Barbie turned 40 this year, and Mattel decided to update the busty blond for the 21st century. How? The toy company introduced Barbie the urban teenager, complete with multiculti friends, access to the Internet, and a cell phone. To enhance her reality, Mattel partnered with Golden Books to chronicle a meaningful existence for young Barbie in print. The Generation Girls book series — aimed at 8- to 12-year-olds — debuted in June, and a new book is released every month.

”Mattel came to me with the dolls,” says Golden exec director Sharon Gayle — who coincidentally engineered Nancy Drew’s ’90s makeover a few years ago — ”and I created their world.” Generation author Melanie Stewart is actually a pseudonym for a group of writers handpicked by Gayle.

”We wanted to bring Barbie into the new millennium and connect her to kids right now,” says Gayle. So our 15-year-old Big Apple-based protagonist has a last name (Roberts), dumps her Corvette for the subway, helps the homeless, and champions minority causes with her African-American pal Nichelle. Best of all, Barbie eats. A lot. Two eggs for breakfast, ”snacks” like bacon cheeseburgers with onion rings, and duckling with orange sauce for dinner. ”These books are not only meant to change Barbie’s image,” says Gayle, ”but to set a precedent for preteen girls to look at life.”

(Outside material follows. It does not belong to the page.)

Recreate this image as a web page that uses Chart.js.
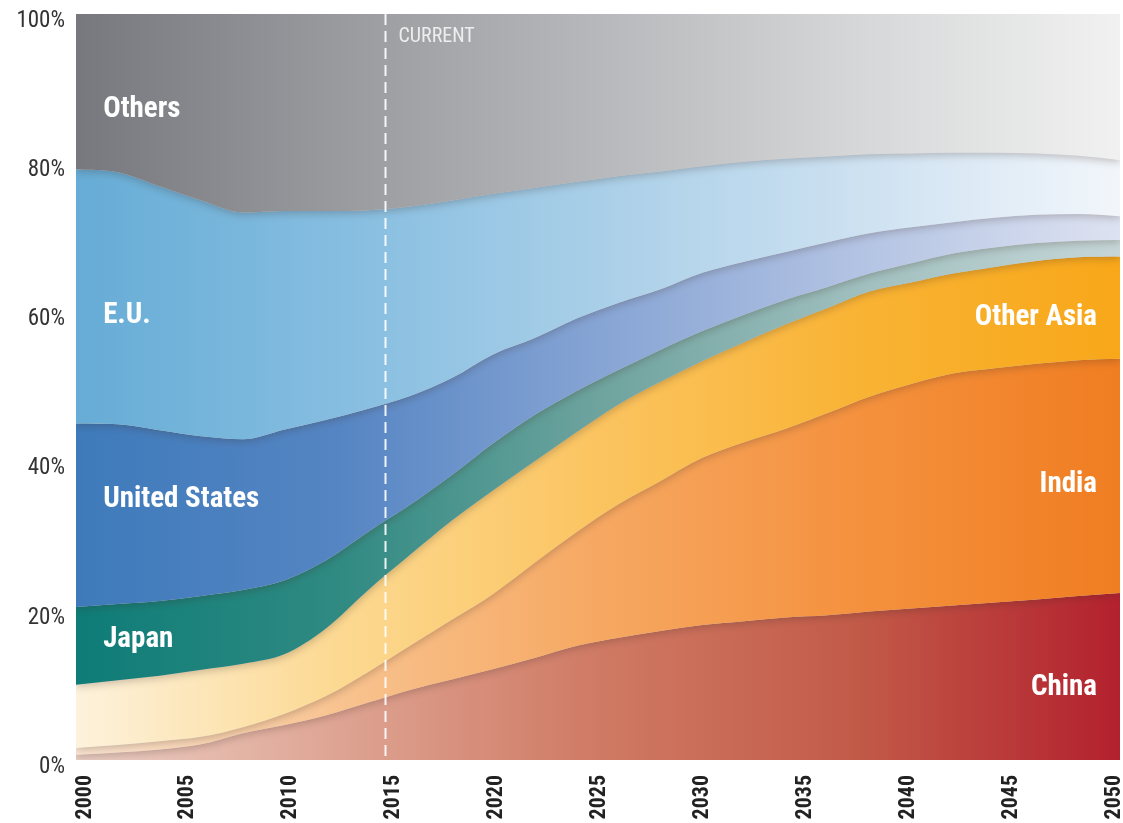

Barbie as female-empowerment role model? So far, young readers haven’t taken to the concept as much as they have, say, to the Olsen twins or Harry Potter. But Mattel and Golden have launched a multimedia PR campaign to change all that. A website, ads on Nickelodeon, and weekly cliff-hanger episodes on Radio Disney have resulted in additional pressruns (the first four books have 100,000 copies in print). Dare we say we’ve found the new (plastic) face of grrrl power?